| WHAT IS EXPECTED |
Restate, exactly and without pictures, the lines from the start of the listing below through the line holding "59.2, 59.0, 58.7, 58.5, 58.1, 58.0, 57.6, 57.5, 57.3, 57.1]".

-------- COLLECTED DATA

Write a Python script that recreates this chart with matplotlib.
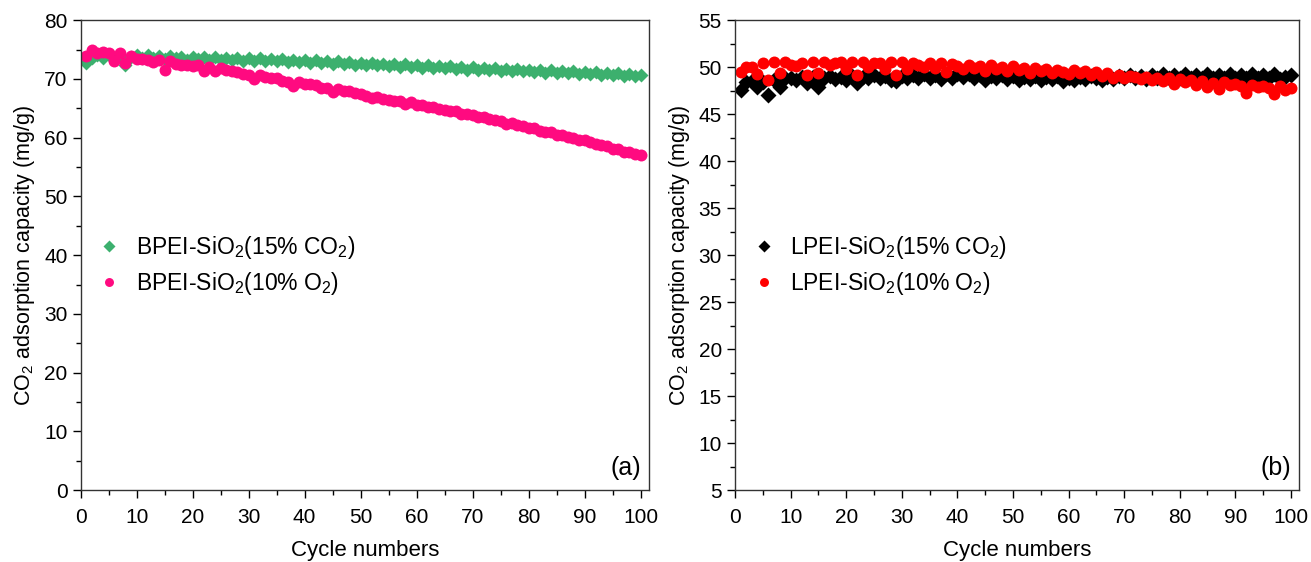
import numpy as np
import matplotlib.pyplot as plt
from matplotlib.ticker import MultipleLocator

plt.rcParams['font.family'] = ['Liberation Sans', 'DejaVu Sans']
plt.rcParams['mathtext.fontset'] = 'custom'
plt.rcParams['mathtext.rm'] = 'Liberation Sans'

cycles = np.arange(1, 101)

# (a) BPEI-SiO2
bpei_co2 = [72.7, 73.6, 74.0, 73.5, 74.0, 73.6, 73.9, 72.3, 73.8, 74.0,
            73.5, 74.0, 73.6, 73.9, 73.4, 73.9, 73.5, 73.8, 73.3, 73.8,
            73.4, 73.7, 73.3, 73.8, 73.3, 73.6, 73.2, 73.6, 73.1, 73.5,
            73.1, 73.5, 73.1, 73.4, 73.0, 73.4, 72.9, 73.3, 72.9, 73.2,
            72.7, 73.2, 72.7, 73.1, 72.6, 73.0, 72.5, 72.9, 72.4, 72.8,
            72.4, 72.7, 72.3, 72.6, 72.2, 72.6, 72.1, 72.5, 72.1, 72.4,
            71.9, 72.3, 71.9, 72.2, 71.8, 72.2, 71.7, 72.1, 71.6, 72.0,
            71.5, 71.9, 71.5, 71.8, 71.4, 71.7, 71.3, 71.7, 71.3, 71.6,
            71.2, 71.5, 71.1, 71.5, 71.0, 71.4, 71.0, 71.3, 70.9, 71.2,
            70.8, 71.2, 70.7, 71.1, 70.6, 71.0, 70.5, 70.9, 70.5, 70.7]
bpei_o2 = [73.9, 74.9, 74.5, 74.6, 74.5, 73.0, 74.4, 72.8, 73.9, 73.4,
           73.4, 73.2, 72.9, 73.2, 71.6, 73.0, 72.6, 72.3, 72.4, 72.2,
           72.3, 71.3, 72.1, 71.3, 71.8, 71.5, 71.3, 71.2, 70.9, 70.7,
           70.0, 70.6, 70.3, 70.1, 70.1, 69.7, 69.4, 68.8, 69.4, 69.1,
           69.1, 68.9, 68.5, 68.5, 67.7, 68.3, 67.9, 67.9, 67.6, 67.5,
           67.1, 66.8, 67.0, 66.6, 66.5, 66.3, 66.2, 65.8, 66.0, 65.6,
           65.5, 65.2, 65.3, 64.9, 64.8, 64.5, 64.6, 64.1, 64.0, 63.8,
           63.6, 63.5, 63.1, 63.0, 62.8, 62.4, 62.5, 62.1, 62.0, 61.6,
           61.6, 61.2, 61.0, 60.9, 60.5, 60.5, 60.1, 60.0, 59.6, 59.6,
           59.2, 59.0, 58.7, 58.5, 58.1, 58.0, 57.6, 57.5, 57.3, 57.1]

# (b) LPEI-SiO2
lpei_co2 = [47.6, 48.4, 48.5, 47.9, 48.4, 47.0, 48.6, 47.9, 48.8, 48.9,
            48.6, 49.0, 48.3, 49.0, 47.9, 48.9, 49.1, 48.7, 49.0, 48.6,
            49.1, 48.3, 49.0, 48.8, 49.2, 48.8, 49.1, 48.6, 48.5, 49.1,
            48.8, 49.2, 48.9, 49.3, 48.8, 49.2, 48.7, 49.3, 48.9, 49.3,
            49.0, 49.3, 48.9, 49.2, 48.6, 49.1, 48.8, 49.2, 48.7, 49.1,
            48.6, 49.0, 48.7, 49.1, 48.6, 49.0, 48.7, 49.1, 48.5, 48.9,
            48.6, 49.0, 48.7, 49.1, 48.8, 48.6, 49.0, 48.7, 49.1, 48.8,
            49.2, 48.8, 49.1, 48.7, 49.2, 48.9, 49.3, 48.9, 49.2, 48.8,
            49.3, 48.9, 49.2, 48.8, 49.3, 48.8, 49.2, 48.9, 49.3, 48.8,
            49.2, 48.8, 49.3, 48.8, 49.2, 48.9, 49.3, 48.7, 49.0, 49.2]
lpei_o2 = [49.5, 50.0, 50.0, 49.3, 50.5, 48.6, 50.6, 49.4, 50.6, 50.2,
           50.1, 50.4, 49.2, 50.6, 49.4, 50.6, 50.2, 50.4, 50.6, 49.8,
           50.6, 49.2, 50.6, 50.0, 50.4, 50.4, 49.8, 50.6, 49.2, 50.6,
           49.8, 50.4, 50.2, 50.0, 50.5, 49.9, 50.4, 49.5, 50.3, 50.1,
           49.8, 50.2, 49.9, 50.1, 49.6, 50.2, 49.8, 50.0, 49.6, 50.1,
           49.7, 49.9, 49.4, 49.9, 49.6, 49.8, 49.4, 49.7, 49.5, 49.3,
           49.7, 49.4, 49.6, 49.2, 49.5, 49.1, 49.4, 48.9, 49.2, 48.8,
           49.1, 49.0, 48.7, 49.0, 48.6, 48.9, 48.5, 48.8, 48.2, 48.7,
           48.4, 48.6, 48.1, 48.5, 47.9, 48.3, 47.7, 48.4, 48.1, 48.2,
           48.0, 47.3, 48.1, 47.9, 48.0, 47.8, 47.2, 48.0, 47.6, 47.8]

fig = plt.figure(figsize=(13.11, 5.62), dpi=100)
axa = fig.add_axes([0.0615, 0.128, 0.4335, 0.836])
axb = fig.add_axes([0.5607, 0.128, 0.4303, 0.836])

def style(ax, ylim, ymaj, ymin):
    ax.set_xlim(0, 101.5)
    ax.set_ylim(*ylim)
    ax.xaxis.set_major_locator(MultipleLocator(10))
    ax.xaxis.set_minor_locator(MultipleLocator(5))
    ax.yaxis.set_major_locator(MultipleLocator(ymaj))
    ax.yaxis.set_minor_locator(MultipleLocator(ymin))
    ax.tick_params(which='major', direction='out', length=6, width=1, labelsize=15)
    ax.tick_params(axis='x', which='major', pad=7)
    ax.tick_params(which='minor', direction='out', length=3.5, width=1)
    for s in ax.spines.values():
        s.set_linewidth(1)
        s.set_color('#333333')
    ax.set_xlabel('Cycle numbers', fontsize=16, labelpad=9)
    ax.set_ylabel('CO$_2$ adsorption capacity (mg/g)', fontsize=15.5, labelpad=5)

leg_kw = dict(loc='center left', bbox_to_anchor=(-0.018, 0.478), frameon=False, fontsize=16.5,
              handletextpad=0.15, labelspacing=0.4, markerscale=0.75, borderaxespad=0.3)

axa.plot(cycles, bpei_co2, 'D', ms=7.5, color='#3CB06E', mec='none', label='BPEI-SiO$_2$(15% CO$_2$)')
axa.plot(cycles, bpei_o2, 'o', ms=8.6, color='#FF0A80', mec='none', label='BPEI-SiO$_2$(10% O$_2$)')
style(axa, (0, 80), 10, 5)
axa.legend(**leg_kw)
axa.text(0.986, 0.047, '(a)', transform=axa.transAxes, ha='right', va='center', fontsize=18)

axb.plot(cycles, lpei_co2, 'D', ms=7.8, color='black', mec='none', label='LPEI-SiO$_2$(15% CO$_2$)')
axb.plot(cycles, lpei_o2, 'o', ms=8.6, color='#FF0000', mec='none', label='LPEI-SiO$_2$(10% O$_2$)')
style(axb, (5, 55), 5, 2.5)
axb.legend(**leg_kw)
axb.text(0.986, 0.047, '(b)', transform=axb.transAxes, ha='right', va='center', fontsize=18)

fig.savefig('out.png', dpi=100)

----------------

| ANSWER BELOW |
Write a Python script that recreates this chart with matplotlib.
import numpy as np
import matplotlib.pyplot as plt
from matplotlib.ticker import MultipleLocator

plt.rcParams['font.family'] = ['Liberation Sans', 'DejaVu Sans']
plt.rcParams['mathtext.fontset'] = 'custom'
plt.rcParams['mathtext.rm'] = 'Liberation Sans'

cycles = np.arange(1, 101)

# (a) BPEI-SiO2
bpei_co2 = [72.7, 73.6, 74.0, 73.5, 74.0, 73.6, 73.9, 72.3, 73.8, 74.0,
            73.5, 74.0, 73.6, 73.9, 73.4, 73.9, 73.5, 73.8, 73.3, 73.8,
            73.4, 73.7, 73.3, 73.8, 73.3, 73.6, 73.2, 73.6, 73.1, 73.5,
            73.1, 73.5, 73.1, 73.4, 73.0, 73.4, 72.9, 73.3, 72.9, 73.2,
            72.7, 73.2, 72.7, 73.1, 72.6, 73.0, 72.5, 72.9, 72.4, 72.8,
            72.4, 72.7, 72.3, 72.6, 72.2, 72.6, 72.1, 72.5, 72.1, 72.4,
            71.9, 72.3, 71.9, 72.2, 71.8, 72.2, 71.7, 72.1, 71.6, 72.0,
            71.5, 71.9, 71.5, 71.8, 71.4, 71.7, 71.3, 71.7, 71.3, 71.6,
            71.2, 71.5, 71.1, 71.5, 71.0, 71.4, 71.0, 71.3, 70.9, 71.2,
            70.8, 71.2, 70.7, 71.1, 70.6, 71.0, 70.5, 70.9, 70.5, 70.7]
bpei_o2 = [73.9, 74.9, 74.5, 74.6, 74.5, 73.0, 74.4, 72.8, 73.9, 73.4,
           73.4, 73.2, 72.9, 73.2, 71.6, 73.0, 72.6, 72.3, 72.4, 72.2,
           72.3, 71.3, 72.1, 71.3, 71.8, 71.5, 71.3, 71.2, 70.9, 70.7,
           70.0, 70.6, 70.3, 70.1, 70.1, 69.7, 69.4, 68.8, 69.4, 69.1,
           69.1, 68.9, 68.5, 68.5, 67.7, 68.3, 67.9, 67.9, 67.6, 67.5,
           67.1, 66.8, 67.0, 66.6, 66.5, 66.3, 66.2, 65.8, 66.0, 65.6,
           65.5, 65.2, 65.3, 64.9, 64.8, 64.5, 64.6, 64.1, 64.0, 63.8,
           63.6, 63.5, 63.1, 63.0, 62.8, 62.4, 62.5, 62.1, 62.0, 61.6,
           61.6, 61.2, 61.0, 60.9, 60.5, 60.5, 60.1, 60.0, 59.6, 59.6,
           59.2, 59.0, 58.7, 58.5, 58.1, 58.0, 57.6, 57.5, 57.3, 57.1]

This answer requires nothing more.